向量数据库对比：Qdrant vs Milvus vs Weaviate vs Chroma

原创灵阙教研团队

A 推荐进阶 | 约 8 分钟阅读更新于 2026-02-28

AI 导读

向量数据库对比：Qdrant vs Milvus vs Weaviate vs Chroma 四大向量数据库的架构设计、索引策略、性能表现与生产化选型 | 2026-02 一、为什么需要向量数据库大模型应用的核心范式之一是 RAG（Retrieval Augmented Generation）。RAG 的检索环节需要将文本/图像/音频转换为高维向量，然后做近似最近邻（ANN）搜索。虽然...

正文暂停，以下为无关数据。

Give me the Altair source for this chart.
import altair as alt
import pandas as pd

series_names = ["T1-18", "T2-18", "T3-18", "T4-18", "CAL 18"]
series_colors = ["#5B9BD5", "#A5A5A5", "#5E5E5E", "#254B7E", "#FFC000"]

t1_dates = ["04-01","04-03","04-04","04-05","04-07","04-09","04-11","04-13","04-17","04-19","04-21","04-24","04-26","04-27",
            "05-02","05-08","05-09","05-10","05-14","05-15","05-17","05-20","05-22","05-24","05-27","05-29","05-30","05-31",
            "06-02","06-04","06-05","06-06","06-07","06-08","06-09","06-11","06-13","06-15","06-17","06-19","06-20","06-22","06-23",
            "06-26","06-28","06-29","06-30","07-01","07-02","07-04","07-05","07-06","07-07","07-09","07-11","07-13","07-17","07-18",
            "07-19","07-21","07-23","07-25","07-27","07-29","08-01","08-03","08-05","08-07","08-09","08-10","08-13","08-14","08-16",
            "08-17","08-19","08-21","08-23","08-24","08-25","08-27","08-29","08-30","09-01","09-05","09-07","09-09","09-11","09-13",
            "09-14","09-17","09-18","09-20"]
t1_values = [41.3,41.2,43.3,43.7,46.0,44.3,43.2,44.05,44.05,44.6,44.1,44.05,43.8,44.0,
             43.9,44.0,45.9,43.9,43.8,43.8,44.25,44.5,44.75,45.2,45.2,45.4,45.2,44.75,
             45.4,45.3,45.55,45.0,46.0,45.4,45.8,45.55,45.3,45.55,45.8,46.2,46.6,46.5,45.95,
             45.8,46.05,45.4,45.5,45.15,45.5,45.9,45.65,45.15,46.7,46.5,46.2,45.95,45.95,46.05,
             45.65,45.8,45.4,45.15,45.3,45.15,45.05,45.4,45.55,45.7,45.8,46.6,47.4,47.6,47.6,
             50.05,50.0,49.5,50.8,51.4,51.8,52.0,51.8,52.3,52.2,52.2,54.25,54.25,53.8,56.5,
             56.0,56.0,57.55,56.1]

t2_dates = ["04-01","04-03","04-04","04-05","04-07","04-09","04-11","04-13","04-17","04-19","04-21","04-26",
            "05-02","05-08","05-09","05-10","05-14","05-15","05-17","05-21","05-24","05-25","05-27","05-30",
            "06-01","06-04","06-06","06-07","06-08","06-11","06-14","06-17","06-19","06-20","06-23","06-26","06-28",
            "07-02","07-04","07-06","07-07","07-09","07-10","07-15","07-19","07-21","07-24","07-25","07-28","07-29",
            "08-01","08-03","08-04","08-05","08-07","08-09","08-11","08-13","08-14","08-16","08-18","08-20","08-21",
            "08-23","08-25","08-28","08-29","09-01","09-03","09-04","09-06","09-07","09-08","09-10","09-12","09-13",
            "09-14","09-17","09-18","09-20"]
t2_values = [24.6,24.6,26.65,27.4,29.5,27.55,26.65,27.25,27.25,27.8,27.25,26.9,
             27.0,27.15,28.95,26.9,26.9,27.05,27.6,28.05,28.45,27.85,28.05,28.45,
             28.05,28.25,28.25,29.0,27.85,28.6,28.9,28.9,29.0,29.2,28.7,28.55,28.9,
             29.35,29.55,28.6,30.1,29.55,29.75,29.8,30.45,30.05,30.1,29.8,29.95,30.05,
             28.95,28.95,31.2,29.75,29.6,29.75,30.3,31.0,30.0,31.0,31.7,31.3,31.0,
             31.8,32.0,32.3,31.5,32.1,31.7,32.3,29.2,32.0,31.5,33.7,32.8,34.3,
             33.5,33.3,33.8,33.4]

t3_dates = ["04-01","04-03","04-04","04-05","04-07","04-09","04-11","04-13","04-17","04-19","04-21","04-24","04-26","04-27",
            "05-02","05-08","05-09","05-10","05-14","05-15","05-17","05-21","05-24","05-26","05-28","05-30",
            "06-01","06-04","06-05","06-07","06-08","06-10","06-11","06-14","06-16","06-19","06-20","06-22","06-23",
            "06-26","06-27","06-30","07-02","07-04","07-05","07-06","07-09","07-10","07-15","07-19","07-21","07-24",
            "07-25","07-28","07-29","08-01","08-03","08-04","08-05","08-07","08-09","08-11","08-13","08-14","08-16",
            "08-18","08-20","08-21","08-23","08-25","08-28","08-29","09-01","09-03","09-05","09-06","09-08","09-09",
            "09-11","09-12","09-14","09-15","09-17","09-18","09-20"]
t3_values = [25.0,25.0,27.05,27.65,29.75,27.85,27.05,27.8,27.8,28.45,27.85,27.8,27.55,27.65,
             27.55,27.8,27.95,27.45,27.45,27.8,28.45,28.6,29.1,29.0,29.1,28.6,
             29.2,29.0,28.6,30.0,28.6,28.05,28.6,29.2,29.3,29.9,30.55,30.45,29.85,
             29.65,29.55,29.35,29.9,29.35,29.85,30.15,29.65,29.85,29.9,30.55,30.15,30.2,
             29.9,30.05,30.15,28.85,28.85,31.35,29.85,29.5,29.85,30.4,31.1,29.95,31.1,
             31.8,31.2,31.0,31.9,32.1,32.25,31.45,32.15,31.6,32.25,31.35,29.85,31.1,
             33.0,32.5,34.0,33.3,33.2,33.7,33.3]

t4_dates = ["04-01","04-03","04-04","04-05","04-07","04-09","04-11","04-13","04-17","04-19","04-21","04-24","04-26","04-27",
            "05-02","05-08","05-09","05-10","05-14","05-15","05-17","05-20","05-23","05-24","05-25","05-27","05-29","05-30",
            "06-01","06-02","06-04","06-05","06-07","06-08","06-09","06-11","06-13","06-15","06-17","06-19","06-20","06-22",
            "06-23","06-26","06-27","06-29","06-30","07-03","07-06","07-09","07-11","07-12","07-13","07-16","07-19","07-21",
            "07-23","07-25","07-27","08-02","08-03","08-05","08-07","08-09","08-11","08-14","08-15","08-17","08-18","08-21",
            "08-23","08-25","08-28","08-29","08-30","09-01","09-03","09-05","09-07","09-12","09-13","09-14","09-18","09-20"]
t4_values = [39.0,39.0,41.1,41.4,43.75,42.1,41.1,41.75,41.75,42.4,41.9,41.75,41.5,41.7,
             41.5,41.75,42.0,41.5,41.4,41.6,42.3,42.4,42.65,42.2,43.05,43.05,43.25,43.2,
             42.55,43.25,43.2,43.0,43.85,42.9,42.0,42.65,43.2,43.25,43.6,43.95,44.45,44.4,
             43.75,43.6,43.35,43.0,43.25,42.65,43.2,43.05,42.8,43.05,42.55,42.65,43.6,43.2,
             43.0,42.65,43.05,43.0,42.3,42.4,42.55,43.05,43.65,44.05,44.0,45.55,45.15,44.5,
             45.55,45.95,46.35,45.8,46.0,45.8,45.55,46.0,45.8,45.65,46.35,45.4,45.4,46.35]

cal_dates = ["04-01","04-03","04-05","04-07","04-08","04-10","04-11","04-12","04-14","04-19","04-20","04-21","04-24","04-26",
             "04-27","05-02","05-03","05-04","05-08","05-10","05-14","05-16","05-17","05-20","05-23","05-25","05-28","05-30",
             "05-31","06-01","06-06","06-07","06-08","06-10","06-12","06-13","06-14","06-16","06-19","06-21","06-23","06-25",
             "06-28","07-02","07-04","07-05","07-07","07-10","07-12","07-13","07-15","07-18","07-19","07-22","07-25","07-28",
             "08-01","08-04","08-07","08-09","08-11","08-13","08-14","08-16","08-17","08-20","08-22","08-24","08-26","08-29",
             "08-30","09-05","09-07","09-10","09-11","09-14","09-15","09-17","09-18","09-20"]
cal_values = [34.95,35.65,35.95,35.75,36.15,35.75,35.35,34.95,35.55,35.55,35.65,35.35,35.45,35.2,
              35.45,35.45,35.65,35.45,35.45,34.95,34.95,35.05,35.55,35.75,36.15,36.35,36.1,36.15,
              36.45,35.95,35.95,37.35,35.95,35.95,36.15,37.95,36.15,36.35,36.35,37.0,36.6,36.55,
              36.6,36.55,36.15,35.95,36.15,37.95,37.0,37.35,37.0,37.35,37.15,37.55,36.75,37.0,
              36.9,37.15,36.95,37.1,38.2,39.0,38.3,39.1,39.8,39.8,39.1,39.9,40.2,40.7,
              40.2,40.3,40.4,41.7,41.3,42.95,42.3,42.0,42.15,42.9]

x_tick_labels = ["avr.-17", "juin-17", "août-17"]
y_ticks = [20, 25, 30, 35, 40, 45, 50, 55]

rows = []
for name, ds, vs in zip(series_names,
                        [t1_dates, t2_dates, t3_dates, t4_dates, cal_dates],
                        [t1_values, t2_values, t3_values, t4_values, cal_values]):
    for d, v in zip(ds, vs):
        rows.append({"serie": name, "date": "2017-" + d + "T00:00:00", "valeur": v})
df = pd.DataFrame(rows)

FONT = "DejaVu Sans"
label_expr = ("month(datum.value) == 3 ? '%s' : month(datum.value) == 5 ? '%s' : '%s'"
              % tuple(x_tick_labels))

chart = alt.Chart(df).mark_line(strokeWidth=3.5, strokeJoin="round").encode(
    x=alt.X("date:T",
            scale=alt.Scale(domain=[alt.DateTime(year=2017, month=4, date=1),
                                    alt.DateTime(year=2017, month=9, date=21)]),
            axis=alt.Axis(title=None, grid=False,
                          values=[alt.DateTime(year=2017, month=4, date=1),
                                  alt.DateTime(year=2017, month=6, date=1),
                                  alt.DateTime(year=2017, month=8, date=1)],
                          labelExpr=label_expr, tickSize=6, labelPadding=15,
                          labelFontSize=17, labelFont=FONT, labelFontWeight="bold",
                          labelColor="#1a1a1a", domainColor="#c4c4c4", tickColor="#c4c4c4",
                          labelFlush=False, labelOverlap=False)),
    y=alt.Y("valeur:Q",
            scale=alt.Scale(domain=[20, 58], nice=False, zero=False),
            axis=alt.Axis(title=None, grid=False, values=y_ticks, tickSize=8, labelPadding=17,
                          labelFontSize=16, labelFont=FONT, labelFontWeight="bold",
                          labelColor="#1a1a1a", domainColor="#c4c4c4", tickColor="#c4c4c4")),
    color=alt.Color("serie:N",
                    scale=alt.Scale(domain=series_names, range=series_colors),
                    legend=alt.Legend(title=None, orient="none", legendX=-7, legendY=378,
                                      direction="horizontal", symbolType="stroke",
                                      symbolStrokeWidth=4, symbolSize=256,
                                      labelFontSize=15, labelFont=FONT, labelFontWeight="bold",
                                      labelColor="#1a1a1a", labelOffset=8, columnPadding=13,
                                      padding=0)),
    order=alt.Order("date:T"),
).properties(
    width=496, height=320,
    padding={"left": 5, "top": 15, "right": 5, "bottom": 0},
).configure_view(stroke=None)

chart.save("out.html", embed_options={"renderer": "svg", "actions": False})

向量数据库对比：Qdrant vs Milvus vs Weaviate vs Chroma

四大向量数据库的架构设计、索引策略、性能表现与生产化选型 | 2026-02

一、为什么需要向量数据库

大模型应用的核心范式之一是 RAG（Retrieval Augmented Generation）。RAG 的检索环节需要将文本/图像/音频转换为高维向量，然后做近似最近邻（ANN）搜索。虽然 PostgreSQL（pgvector）等传统数据库也能存向量，但在十亿级规模、毫秒级延迟、混合过滤等场景下，专用向量数据库仍然是更优选择。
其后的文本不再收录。